A Europa é uma amizade?

Que amizade é esta onde só conta o egocentrismo de um dos amigos (e, ainda por cima, o mais forte)?

Uma lição de psicologia barata: não se pense pedir dinheiro emprestado a amigos. É meio caminho andado para arruinar a amizade. A probabilidade de os sentimentos serem derrotados pelo materialismo é elevada. Haverá quem abuse da amizade para trepar às costas dos amigos graças ao crédito. Se houver dificuldades em restituir o dinheiro em dívida, a amizade será critério categórico para perdoar dívidas. Só que o mesmo critério é válido para o amigo que está do outro lado da trincheira: quem empresta quer ver a cor do dinheiro — o materialismo também se sobrepõe à amizade. De acordo com o adágio: “Amigos, amigos, negócios à parte.”

Contudo, os amigos não praticam malfeitorias uns nos outros. Ou não o deviam fazer, a menos que a amizade seja uma intentona. A não ser que descaiam para o S&M, os amigos não atam as mãos uns aos outros. E se à amizade se impõe o torniquete das regras (o que é bizarro, pois a amizade devia ser guiada por princípios espontâneos, não por regras escritas), as negociações que as antecedem devem ser pautadas pelo equilíbrio. Caso contrário, o amigo mais forte dita para a ata as suas condições e o amigo frágil aceita-as sem bulir. Uma amizade destas vai a caminho do precipício. Pois uma amizade não se sujeita a mandamentos escritos.

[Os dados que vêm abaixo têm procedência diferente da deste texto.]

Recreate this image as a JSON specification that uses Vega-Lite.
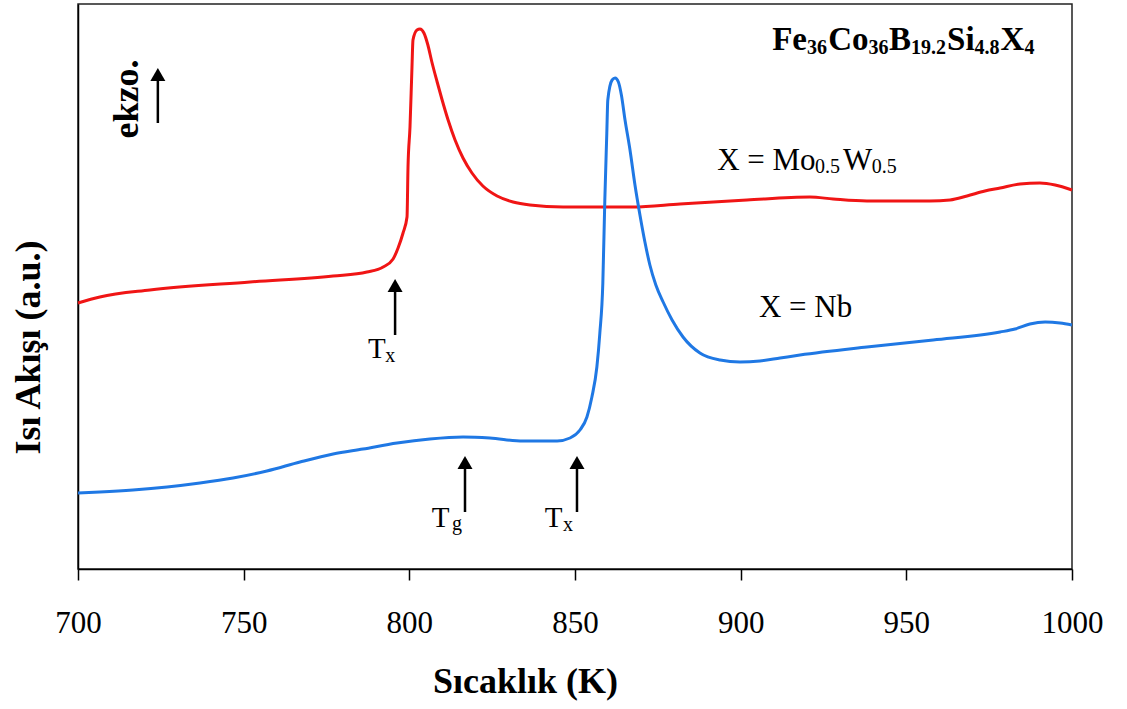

Se os amigos se regem por regras, devem levar as consequências até ao fim. Se o amigo frágil precisa de ajuda financeira, o amigo mais forte deve ser o primeiro a atendê-lo. Não se conceba uma relação em que ao amigo mais forte assiste a fatia agradável da amizade e para o amigo franzino sobram os deveres. Uma amizade destas é uma amizade fracassada, ou a caminho de o ser. Ou nem sequer é amizade.

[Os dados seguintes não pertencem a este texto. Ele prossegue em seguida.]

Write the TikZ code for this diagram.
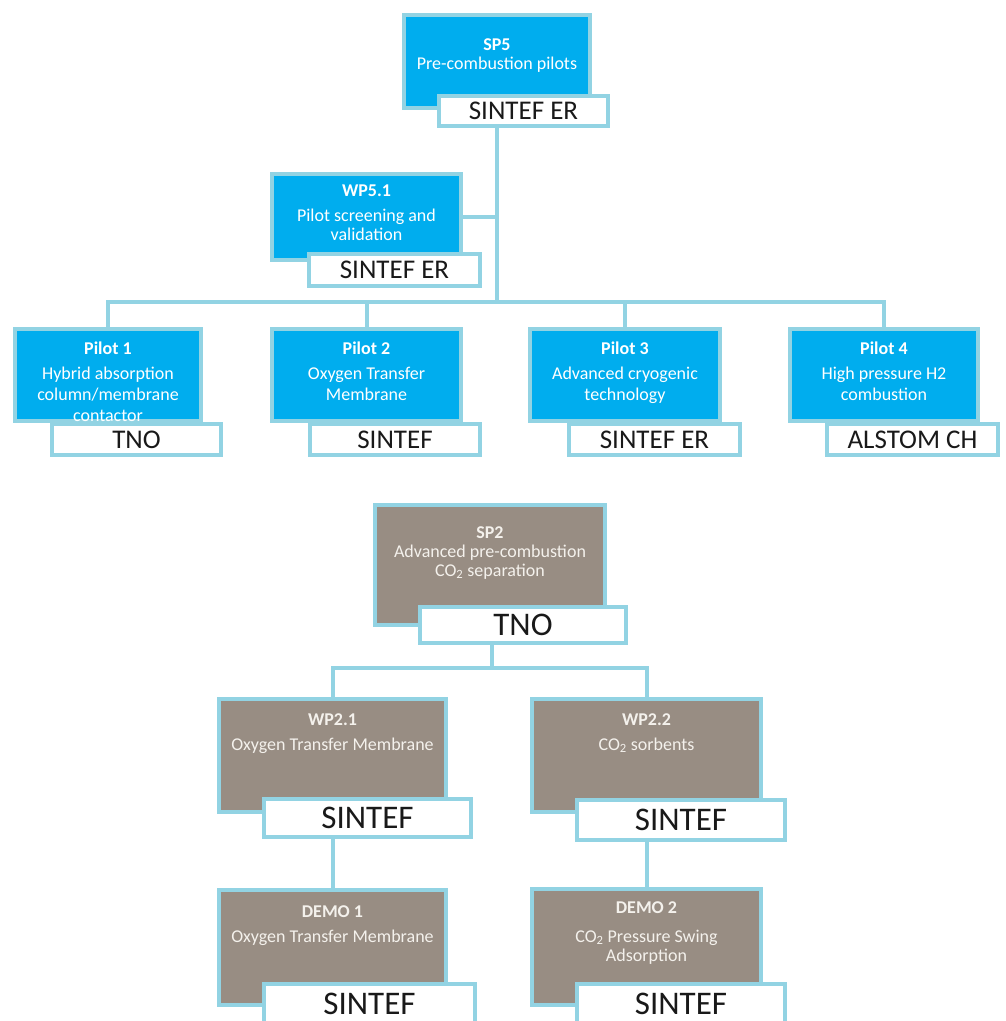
\documentclass[tikz,border=0pt]{standalone}
\usepackage{fontspec}
\setmainfont{Carlito}
\definecolor{edge}{HTML}{92D3E3}
\definecolor{sky}{HTML}{00ADEE}
\definecolor{taupe}{HTML}{988D83}
\definecolor{paletext}{HTML}{F4F1EC}
\pgfdeclarelayer{bg}
\pgfsetlayers{bg,main}
\begin{document}
\begin{tikzpicture}[x=1pt,y=-1pt,
  bluebox/.style={rectangle,draw=edge,line width=4.5pt,fill=sky,inner sep=0pt},
  brownbox/.style={rectangle,draw=edge,line width=4.5pt,fill=taupe,inner sep=0pt},
  tagbox/.style={rectangle,draw=edge,line width=4pt,fill=white,inner sep=0pt,text=black!90},
  smalltag/.style={tagbox,font=\fontsize{27}{30}\selectfont},
  bigtag/.style={tagbox,font=\fontsize{33}{36}\selectfont},
  btext/.style={text=white,align=center,anchor=north,inner sep=0pt,font=\fontsize{18}{19}\selectfont},
  ptext/.style={btext,text=paletext},
  conn/.style={draw=edge,line width=4pt,line join=miter}]
\useasboundingbox (0,0) rectangle (1005,1021);

% ---------- SP5 tree ----------
\node[bluebox,minimum width=186pt,minimum height=93pt] (sp5) at (497,61.5) {};
\node[btext] (sp5t) at (497,38) {\textbf{SP5}\\Pre-combustion pilots};
\node[smalltag,minimum width=169pt,minimum height=30pt] (sp5tag) at (523.5,111) {SINTEF ER};

\node[bluebox,minimum width=189pt,minimum height=86pt] (wp51) at (366.5,217) {};
\node[btext] (wp51t) at (366.5,185) {\textbf{WP5.1}\\[6pt]Pilot screening and\\validation};
\node[smalltag,minimum width=171pt,minimum height=32pt] (wp51tag) at (394.5,270) {SINTEF ER};

\node[bluebox,minimum width=186pt,minimum height=92pt] (p1) at (108,375) {};
\node[btext] (p1t) at (108,342) {\textbf{Pilot 1}\\[6pt]Hybrid absorption\\[2pt]column/membrane\\[2pt]contactor};
\node[smalltag,minimum width=169pt,minimum height=31pt] (p1tag) at (136.5,439.5) {TNO};

\node[bluebox,minimum width=189pt,minimum height=92pt] (p2) at (366.5,375) {};
\node[btext] (p2t) at (366.5,342) {\textbf{Pilot 2}\\[6pt]Oxygen Transfer\\[2pt]Membrane};
\node[smalltag,minimum width=170pt,minimum height=31pt] (p2tag) at (395,439.5) {SINTEF};

\node[bluebox,minimum width=190pt,minimum height=92pt] (p3) at (625,375) {};
\node[btext] (p3t) at (625,342) {\textbf{Pilot 3}\\[6pt]Advanced cryogenic\\[2pt]technology};
\node[smalltag,minimum width=171pt,minimum height=31pt] (p3tag) at (654.5,439.5) {SINTEF ER};

\node[bluebox,minimum width=188pt,minimum height=92pt] (p4) at (884,375) {};
\node[btext] (p4t) at (884,342) {\textbf{Pilot 4}\\[6pt]High pressure H2\\[2pt]combustion};
\node[smalltag,minimum width=171pt,minimum height=31pt] (p4tag) at (912.5,439.5) {ALSTOM CH};

\coordinate (bus1) at (497,302);
\begin{pgfonlayer}{bg}
  \draw[conn] (sp5tag.south -| sp5.center) -- (bus1);
  \draw[conn] (wp51.east) -- (wp51.east -| bus1);
  \draw[conn] (p1.north) -- (p1.north |- bus1) -- (p4.north |- bus1) -- (p4.north);
  \draw[conn] (p2.north) -- (p2.north |- bus1);
  \draw[conn] (p3.north) -- (p3.north |- bus1);
\end{pgfonlayer}

% ---------- SP2 tree ----------
\node[brownbox,minimum width=230pt,minimum height=120pt] (sp2) at (490,565) {};
\node[ptext] (sp2t) at (490,526) {\textbf{SP2}\\Advanced pre-combustion\\CO\textsubscript{2} separation};
\node[bigtag,minimum width=206pt,minimum height=36pt] (sp2tag) at (523,625) {TNO};

\node[brownbox,minimum width=227pt,minimum height=113pt] (wp21) at (332.5,755.5) {};
\node[ptext] (wp21t) at (332.5,713) {\textbf{WP2.1}\\[6pt]Oxygen Transfer Membrane};
\node[bigtag,minimum width=207pt,minimum height=38pt] (wp21tag) at (367.5,818) {SINTEF};

\node[brownbox,minimum width=229pt,minimum height=113pt] (wp22) at (646.5,755.5) {};
\node[ptext] (wp22t) at (646.5,713) {\textbf{WP2.2}\\[6pt]CO\textsubscript{2} sorbents};
\node[bigtag,minimum width=208pt,minimum height=40pt] (wp22tag) at (681,820) {SINTEF};

\node[brownbox,minimum width=227pt,minimum height=115pt] (demo1) at (332.5,947.5) {};
\node[ptext] (demo1t) at (332.5,905) {\textbf{DEMO 1}\\[6pt]Oxygen Transfer Membrane};
\node[bigtag,minimum width=211pt,minimum height=40pt] (demo1tag) at (369.5,1004) {SINTEF};

\node[brownbox,minimum width=229pt,minimum height=116pt] (demo2) at (646.5,947) {};
\node[ptext] (demo2t) at (646.5,901) {\textbf{DEMO 2}\\[10pt]CO\textsubscript{2} Pressure Swing\\Adsorption};
\node[bigtag,minimum width=208pt,minimum height=40pt] (demo2tag) at (681,1004) {SINTEF};

\coordinate (bus2) at (492,668);
\begin{pgfonlayer}{bg}
  \draw[conn] (sp2tag.south -| bus2) -- (bus2);
  \draw[conn] (wp21.north) -- (wp21.north |- bus2) -- (wp22.north |- bus2) -- (wp22.north);
  \draw[conn] (wp21tag.south -| wp21.north) -- (demo1.north);
  \draw[conn] (wp22tag.south -| wp22.north) -- (demo2.north);
\end{pgfonlayer}
\end{tikzpicture}
\end{document}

Termos em que restam duas hipóteses: ou os amigos aceitam que a amizade não se subordina a regras escritas, ou a forjam no conciliábulo de regras absurdas. No primeiro caso, não se coloque a hipótese de os amigos emprestarem dinheiro uns aos outros — assim o dita a saúde da amizade. Na segunda hipótese, sejam levadas ao limite as consequências da formalização de regras: numa amizade treslida, se o amigo forte emprestar dinheiro ao amigo franzino e se este for desleal, ameaçando não pagar (ou querendo renegociar a dívida), ao mundo não virá grande mal; à partida, esta era uma amizade frágil, ou uma outra coisa qualquer refugiada num eufemismo de amizade. Não haverá grande perda se a confiança se estilhaçar entre os dois “amigos” (assim, propositadamente grafado).

Aprendi outra lição, mais interessante do que a lição da psicologia barata: é preciso ter destreza na escolha de metáforas. O exercício estilístico exige que se saiba escolher os termos da comparação. Uma regra cardeal aplica-se ao exercício: só se pode comparar o que é comparável. O cientista social, alemão e socialista, que usou a metáfora tomada de empréstimo à psicologia social para justificar por que não deve a União Europeia transferir um camião de dinheiro para os países com dívida excessiva, foi desastrado. No plano comportamental, as nações não se comparam com pessoas. O episódio expôs a obstinação de quem se ensimesma no interesse nacional e despreza as responsabilidades europeias. A ter vencimento, a metáfora desagua numa incómoda interrogação: que amizade é esta onde só conta o egocentrismo de um dos amigos (e, ainda por cima, o mais forte)?

Já Ulrich Beck (um alemão desiludido) protestava contra a Europa alemã, descontente por a opção não ser a Alemanha europeia. Foi preciso ter vindo a Berlim e ouvir alguns alemães (académicos, políticos e membros de think tanks, de esquerda e de direita) falarem sobre o assunto para perceber, em carne viva, como a teimosia dissipa a lógica.